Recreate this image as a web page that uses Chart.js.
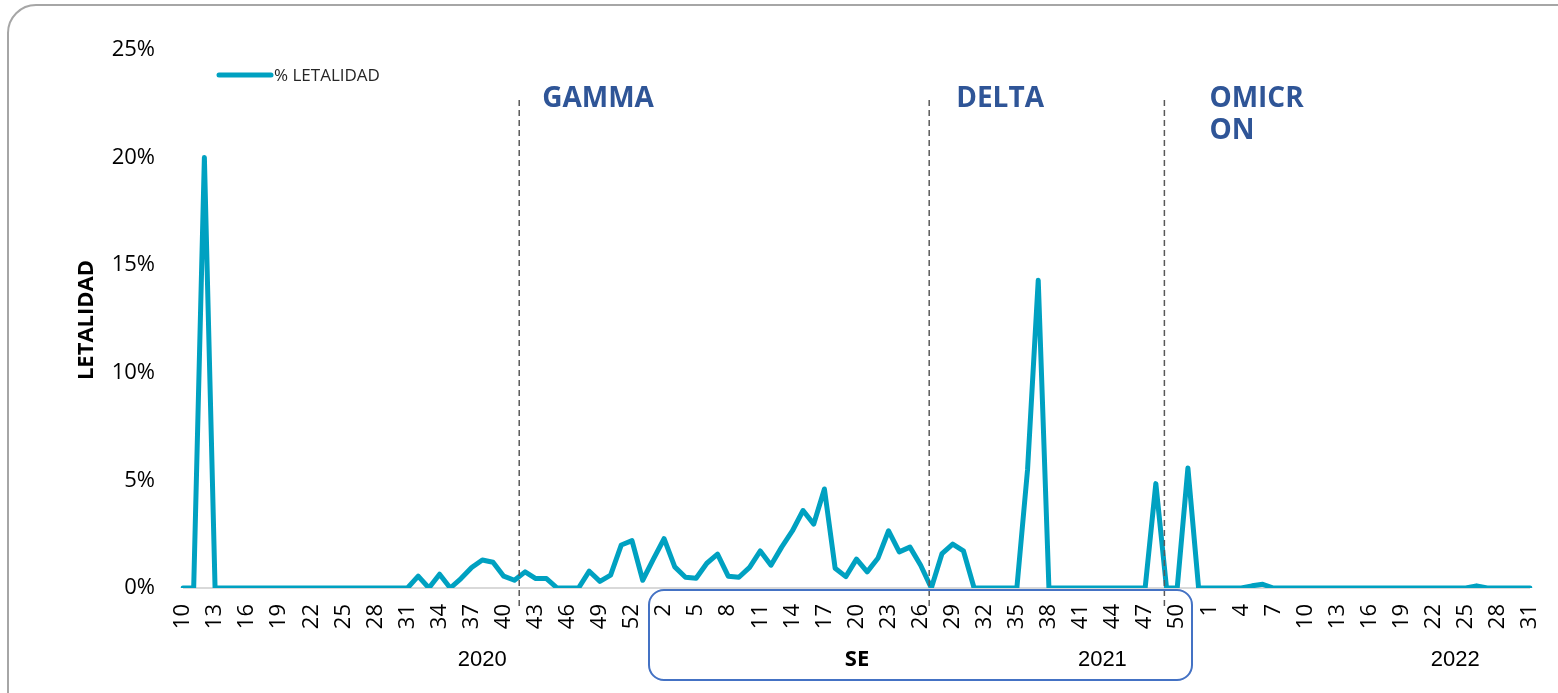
<!DOCTYPE html>
<html>
<head>
<meta charset="utf-8">
<script src="https://cdn.jsdelivr.net/npm/chart.js@4/dist/chart.umd.min.js"></script>
<style>
  html, body { margin: 0; padding: 0; background: #fff; }
  #chart { display: block; }
</style>
</head>
<body>
<canvas id="chart" width="1558" height="693"></canvas>
<script>
// epidemiological weeks shown on the x axis
var weeks2020 = [];
for (var w = 10; w <= 53; w++) weeks2020.push(w);
var weeks2021 = [];
for (var w = 1; w <= 52; w++) weeks2021.push(w);
var weeks2022 = [];
for (var w = 1; w <= 31; w++) weeks2022.push(w);

// % letalidad per week
var letalidad2020 = [0, 0, 20, 0,
  0, 0, 0, 0, 0, 0, 0, 0, 0, 0, 0, 0, 0, 0, 0, 0, 0, 0,
  0.55, 0, 0.64, 0, 0.44, 0.95, 1.3, 1.2, 0.55, 0.36, 0.75, 0.44, 0.44, 0, 0, 0, 0.78, 0.31, 0.6, 2.0, 2.2, 0.36];
var letalidad2021 = [1.34, 2.29, 0.98, 0.5, 0.45, 1.15, 1.57, 0.55, 0.5, 0.96,
  1.72, 1.06, 1.9, 2.65, 3.6, 2.97, 4.6, 0.92, 0.53, 1.34,
  0.75, 1.38, 2.66, 1.68, 1.9, 1.06, 0, 1.6, 2.04, 1.73,
  0, 0, 0, 0, 0, 5.5, 14.3, 0, 0, 0,
  0, 0, 0, 0, 0, 0, 0, 4.85, 0, 0,
  5.58, 0];
var letalidad2022 = [0, 0, 0, 0, 0.1, 0.17, 0, 0, 0, 0,
  0, 0, 0, 0, 0, 0, 0, 0, 0, 0,
  0, 0, 0, 0, 0, 0.1, 0, 0, 0, 0,
  0];

var yTicks = [0, 5, 10, 15, 20, 25];
var variantNames = [['GAMMA'], ['DELTA'], ['OMICR', 'ON']];
var variantStart = ['2020-42', '2021-27', '2021-49'];
var years = ['2020', '2021', '2022'];

var weekLabels = weeks2020.concat(weeks2021, weeks2022).map(String);
var weekKeys = weeks2020.map(w => '2020-' + w)
  .concat(weeks2021.map(w => '2021-' + w), weeks2022.map(w => '2022-' + w));
var letalidad = letalidad2020.concat(letalidad2021, letalidad2022);

var lineColor = '#00A1C1';
var blue = '#2F5597';
var fontFamily = '"Open Sans", "Noto Sans", sans-serif';

var decorations = {
  id: 'decorations',
  beforeDraw(chart) {
    var c = chart.ctx;
    c.save();
    c.strokeStyle = '#A6A6A6';
    c.lineWidth = 2;
    c.beginPath();
    c.roundRect(8, 5, 1620, 760, 28);
    c.stroke();
    c.restore();
  },
  afterDraw(chart) {
    var c = chart.ctx;
    var x = chart.scales.x;
    var step = x.getPixelForValue(1) - x.getPixelForValue(0);
    c.save();

    // variant boundaries
    var shifts = [-0.55, -0.2, -0.2];
    var textGap = [23, 27, 45];
    variantStart.forEach(function (key, i) {
      var px = x.getPixelForValue(weekKeys.indexOf(key)) + shifts[i] * step;
      c.strokeStyle = '#595959';
      c.lineWidth = 1.5;
      c.setLineDash([6, 4]);
      c.beginPath();
      c.moveTo(px, 100);
      c.lineTo(px, 607);
      c.stroke();
      c.setLineDash([]);
      c.fillStyle = blue;
      c.font = 'bold 28px ' + fontFamily;
      c.textAlign = 'left';
      c.textBaseline = 'alphabetic';
      variantNames[i].forEach(function (t, j) {
        c.fillText(t, px + textGap[i], 107 + j * 32);
      });
    });

    // legend
    c.strokeStyle = lineColor;
    c.lineWidth = 5;
    c.lineCap = 'round';
    c.beginPath();
    c.moveTo(219, 75);
    c.lineTo(271, 75);
    c.stroke();
    c.fillStyle = '#262626';
    c.font = '17px ' + fontFamily;
    c.textBaseline = 'middle';
    c.fillText('% LETALIDAD', 274, 76);

    // y axis title
    c.save();
    c.translate(87, 320);
    c.rotate(-Math.PI / 2);
    c.fillStyle = '#000';
    c.font = 'bold 22px ' + fontFamily;
    c.textAlign = 'center';
    c.fillText('LETALIDAD', 0, 0);
    c.restore();

    // SE box
    c.strokeStyle = '#4472C4';
    c.lineWidth = 2;
    c.beginPath();
    c.roundRect(649, 590, 543, 90, 15);
    c.stroke();
    c.fillStyle = '#000';
    c.font = 'bold 22px ' + fontFamily;
    c.textAlign = 'center';
    c.fillText('SE', 857, 660);

    // years
    var yearAt = ['2020-38', '2021-43', '2022-24'];
    c.font = '22px "Liberation Sans", ' + fontFamily;
    years.forEach(function (yr, i) {
      var px = x.getPixelForValue(weekKeys.indexOf(yearAt[i]));
      c.fillText(yr, px, 660);
    });
    c.restore();
  }
};

new Chart(document.getElementById('chart'), {
  type: 'line',
  data: {
    labels: weekLabels,
    datasets: [{
      label: '% LETALIDAD',
      data: letalidad,
      borderColor: lineColor,
      borderWidth: 5,
      borderJoinStyle: 'round',
      borderCapStyle: 'round',
      pointRadius: 0,
      tension: 0,
      fill: false
    }]
  },
  options: {
    responsive: false,
    animation: false,
    layout: { padding: { top: 50, right: 28, left: 0, bottom: 0 } },
    plugins: { legend: { display: false }, tooltip: { enabled: false } },
    scales: {
      x: {
        grid: { display: false },
        border: { display: false },
        ticks: {
          autoSkip: false,
          minRotation: 90,
          maxRotation: 90,
          padding: 8,
          color: '#000',
          font: { family: fontFamily, size: 22 },
          callback: function (v, i) { return i % 3 === 0 ? weekLabels[i] : ''; }
        },
        afterFit: function (s) {
          s.height = 105;
          s.paddingLeft = 0;
          s.paddingRight = 0;
        }
      },
      y: {
        min: 0,
        max: 25,
        afterBuildTicks: function (s) { s.ticks = yTicks.map(v => ({ value: v })); },
        ticks: {
          padding: 28,
          color: '#000',
          font: { family: fontFamily, size: 22 },
          callback: function (v) { return v + '%'; }
        },
        grid: {
          drawTicks: false,
          lineWidth: 2,
          color: function (ctx) { return ctx.tick && ctx.tick.value === 0 ? '#D9D9D9' : 'rgba(0,0,0,0)'; }
        },
        border: { display: false },
        afterFit: function (s) {
          s.width = 183;
          s.paddingTop = 0;
          s.paddingBottom = 0;
        }
      }
    }
  },
  plugins: [decorations]
});
</script>
</body>
</html>
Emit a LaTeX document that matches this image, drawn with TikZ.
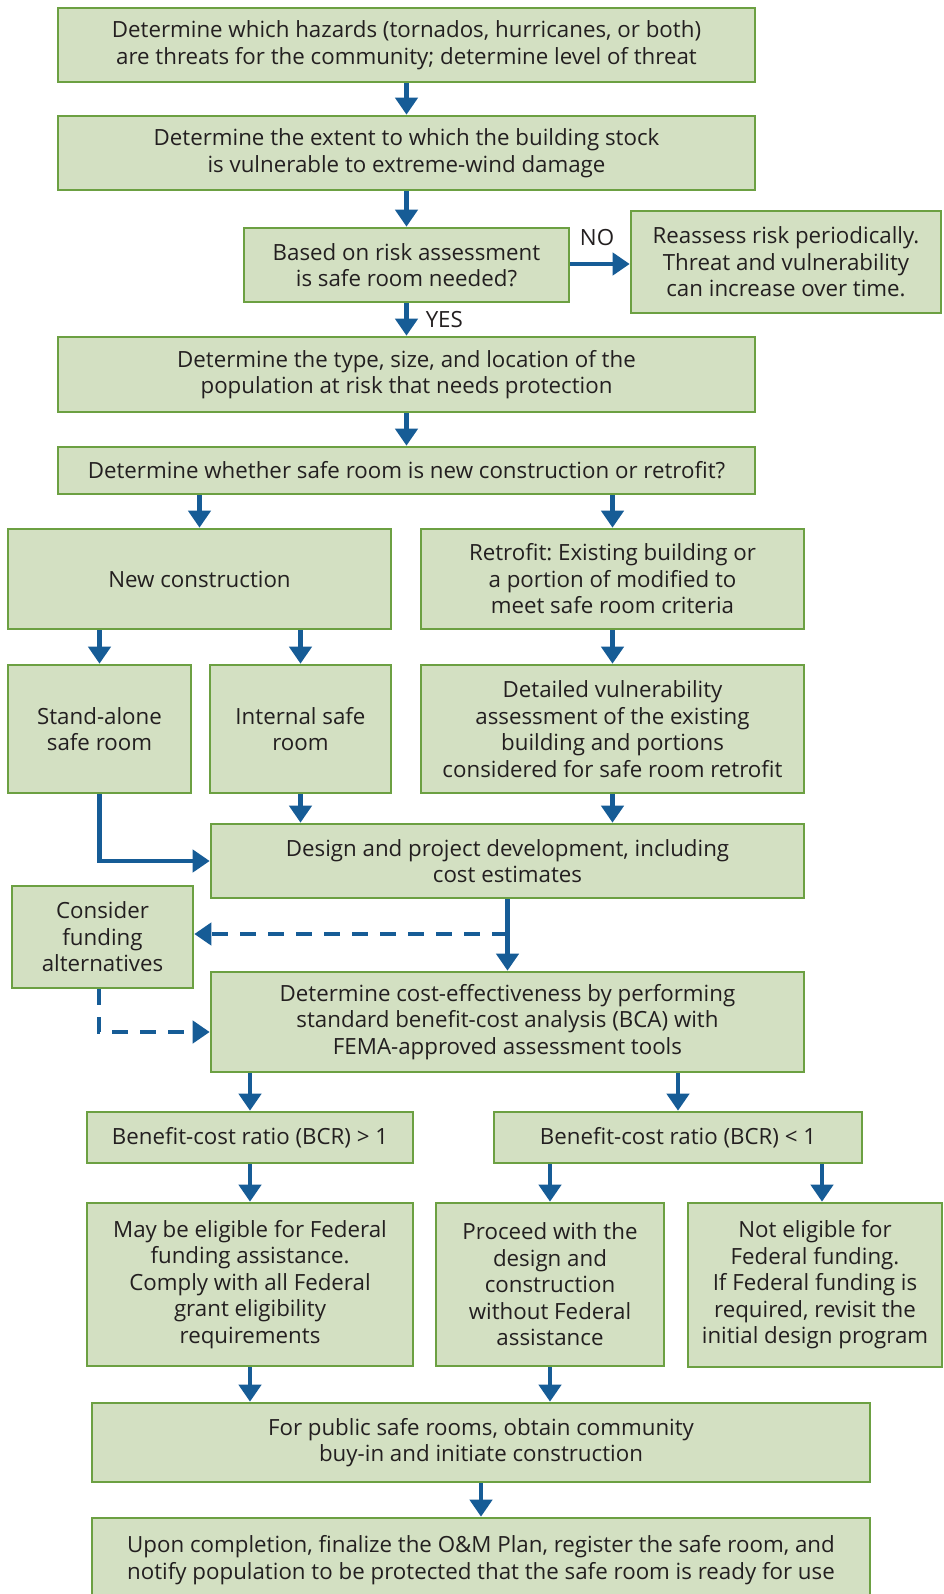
----
TASK BRIEF
Your task is to return the entries above exactly, with no pictures.

EXERCISE RESPONSE
Recreate this image as a web page that uses Chart.js.
<!DOCTYPE html>
<html>
<head>
<meta charset="utf-8">
<script src="https://cdn.jsdelivr.net/npm/chart.js@4/dist/chart.umd.min.js"></script>
<style>
  html, body { margin: 0; padding: 0; background: #fff; }
  #chart { display: block; }
</style>
</head>
<body>
<canvas id="chart" width="1558" height="693"></canvas>
<script>
// epidemiological weeks shown on the x axis
var weeks2020 = [];
for (var w = 10; w <= 53; w++) weeks2020.push(w);
var weeks2021 = [];
for (var w = 1; w <= 52; w++) weeks2021.push(w);
var weeks2022 = [];
for (var w = 1; w <= 31; w++) weeks2022.push(w);

// % letalidad per week
var letalidad2020 = [0, 0, 20, 0,
  0, 0, 0, 0, 0, 0, 0, 0, 0, 0, 0, 0, 0, 0, 0, 0, 0, 0,
  0.55, 0, 0.64, 0, 0.44, 0.95, 1.3, 1.2, 0.55, 0.36, 0.75, 0.44, 0.44, 0, 0, 0, 0.78, 0.31, 0.6, 2.0, 2.2, 0.36];
var letalidad2021 = [1.34, 2.29, 0.98, 0.5, 0.45, 1.15, 1.57, 0.55, 0.5, 0.96,
  1.72, 1.06, 1.9, 2.65, 3.6, 2.97, 4.6, 0.92, 0.53, 1.34,
  0.75, 1.38, 2.66, 1.68, 1.9, 1.06, 0, 1.6, 2.04, 1.73,
  0, 0, 0, 0, 0, 5.5, 14.3, 0, 0, 0,
  0, 0, 0, 0, 0, 0, 0, 4.85, 0, 0,
  5.58, 0];
var letalidad2022 = [0, 0, 0, 0, 0.1, 0.17, 0, 0, 0, 0,
  0, 0, 0, 0, 0, 0, 0, 0, 0, 0,
  0, 0, 0, 0, 0, 0.1, 0, 0, 0, 0,
  0];

var yTicks = [0, 5, 10, 15, 20, 25];
var variantNames = [['GAMMA'], ['DELTA'], ['OMICR', 'ON']];
var variantStart = ['2020-42', '2021-27', '2021-49'];
var years = ['2020', '2021', '2022'];

var weekLabels = weeks2020.concat(weeks2021, weeks2022).map(String);
var weekKeys = weeks2020.map(w => '2020-' + w)
  .concat(weeks2021.map(w => '2021-' + w), weeks2022.map(w => '2022-' + w));
var letalidad = letalidad2020.concat(letalidad2021, letalidad2022);

var lineColor = '#00A1C1';
var blue = '#2F5597';
var fontFamily = '"Open Sans", "Noto Sans", sans-serif';

var decorations = {
  id: 'decorations',
  beforeDraw(chart) {
    var c = chart.ctx;
    c.save();
    c.strokeStyle = '#A6A6A6';
    c.lineWidth = 2;
    c.beginPath();
    c.roundRect(8, 5, 1620, 760, 28);
    c.stroke();
    c.restore();
  },
  afterDraw(chart) {
    var c = chart.ctx;
    var x = chart.scales.x;
    var step = x.getPixelForValue(1) - x.getPixelForValue(0);
    c.save();

    // variant boundaries
    var shifts = [-0.55, -0.2, -0.2];
    var textGap = [23, 27, 45];
    variantStart.forEach(function (key, i) {
      var px = x.getPixelForValue(weekKeys.indexOf(key)) + shifts[i] * step;
      c.strokeStyle = '#595959';
      c.lineWidth = 1.5;
      c.setLineDash([6, 4]);
      c.beginPath();
      c.moveTo(px, 100);
      c.lineTo(px, 607);
      c.stroke();
      c.setLineDash([]);
      c.fillStyle = blue;
      c.font = 'bold 28px ' + fontFamily;
      c.textAlign = 'left';
      c.textBaseline = 'alphabetic';
      variantNames[i].forEach(function (t, j) {
        c.fillText(t, px + textGap[i], 107 + j * 32);
      });
    });

    // legend
    c.strokeStyle = lineColor;
    c.lineWidth = 5;
    c.lineCap = 'round';
    c.beginPath();
    c.moveTo(219, 75);
    c.lineTo(271, 75);
    c.stroke();
    c.fillStyle = '#262626';
    c.font = '17px ' + fontFamily;
    c.textBaseline = 'middle';
    c.fillText('% LETALIDAD', 274, 76);

    // y axis title
    c.save();
    c.translate(87, 320);
    c.rotate(-Math.PI / 2);
    c.fillStyle = '#000';
    c.font = 'bold 22px ' + fontFamily;
    c.textAlign = 'center';
    c.fillText('LETALIDAD', 0, 0);
    c.restore();

    // SE box
    c.strokeStyle = '#4472C4';
    c.lineWidth = 2;
    c.beginPath();
    c.roundRect(649, 590, 543, 90, 15);
    c.stroke();
    c.fillStyle = '#000';
    c.font = 'bold 22px ' + fontFamily;
    c.textAlign = 'center';
    c.fillText('SE', 857, 660);

    // years
    var yearAt = ['2020-38', '2021-43', '2022-24'];
    c.font = '22px "Liberation Sans", ' + fontFamily;
    years.forEach(function (yr, i) {
      var px = x.getPixelForValue(weekKeys.indexOf(yearAt[i]));
      c.fillText(yr, px, 660);
    });
    c.restore();
  }
};

new Chart(document.getElementById('chart'), {
  type: 'line',
  data: {
    labels: weekLabels,
    datasets: [{
      label: '% LETALIDAD',
      data: letalidad,
      borderColor: lineColor,
      borderWidth: 5,
      borderJoinStyle: 'round',
      borderCapStyle: 'round',
      pointRadius: 0,
      tension: 0,
      fill: false
    }]
  },
  options: {
    responsive: false,
    animation: false,
    layout: { padding: { top: 50, right: 28, left: 0, bottom: 0 } },
    plugins: { legend: { display: false }, tooltip: { enabled: false } },
    scales: {
      x: {
        grid: { display: false },
        border: { display: false },
        ticks: {
          autoSkip: false,
          minRotation: 90,
          maxRotation: 90,
          padding: 8,
          color: '#000',
          font: { family: fontFamily, size: 22 },
          callback: function (v, i) { return i % 3 === 0 ? weekLabels[i] : ''; }
        },
        afterFit: function (s) {
          s.height = 105;
          s.paddingLeft = 0;
          s.paddingRight = 0;
        }
      },
      y: {
        min: 0,
        max: 25,
        afterBuildTicks: function (s) { s.ticks = yTicks.map(v => ({ value: v })); },
        ticks: {
          padding: 28,
          color: '#000',
          font: { family: fontFamily, size: 22 },
          callback: function (v) { return v + '%'; }
        },
        grid: {
          drawTicks: false,
          lineWidth: 2,
          color: function (ctx) { return ctx.tick && ctx.tick.value === 0 ? '#D9D9D9' : 'rgba(0,0,0,0)'; }
        },
        border: { display: false },
        afterFit: function (s) {
          s.width = 183;
          s.paddingTop = 0;
          s.paddingBottom = 0;
        }
      }
    }
  },
  plugins: [decorations]
});
</script>
</body>
</html>
Emit a LaTeX document that matches this image, drawn with TikZ.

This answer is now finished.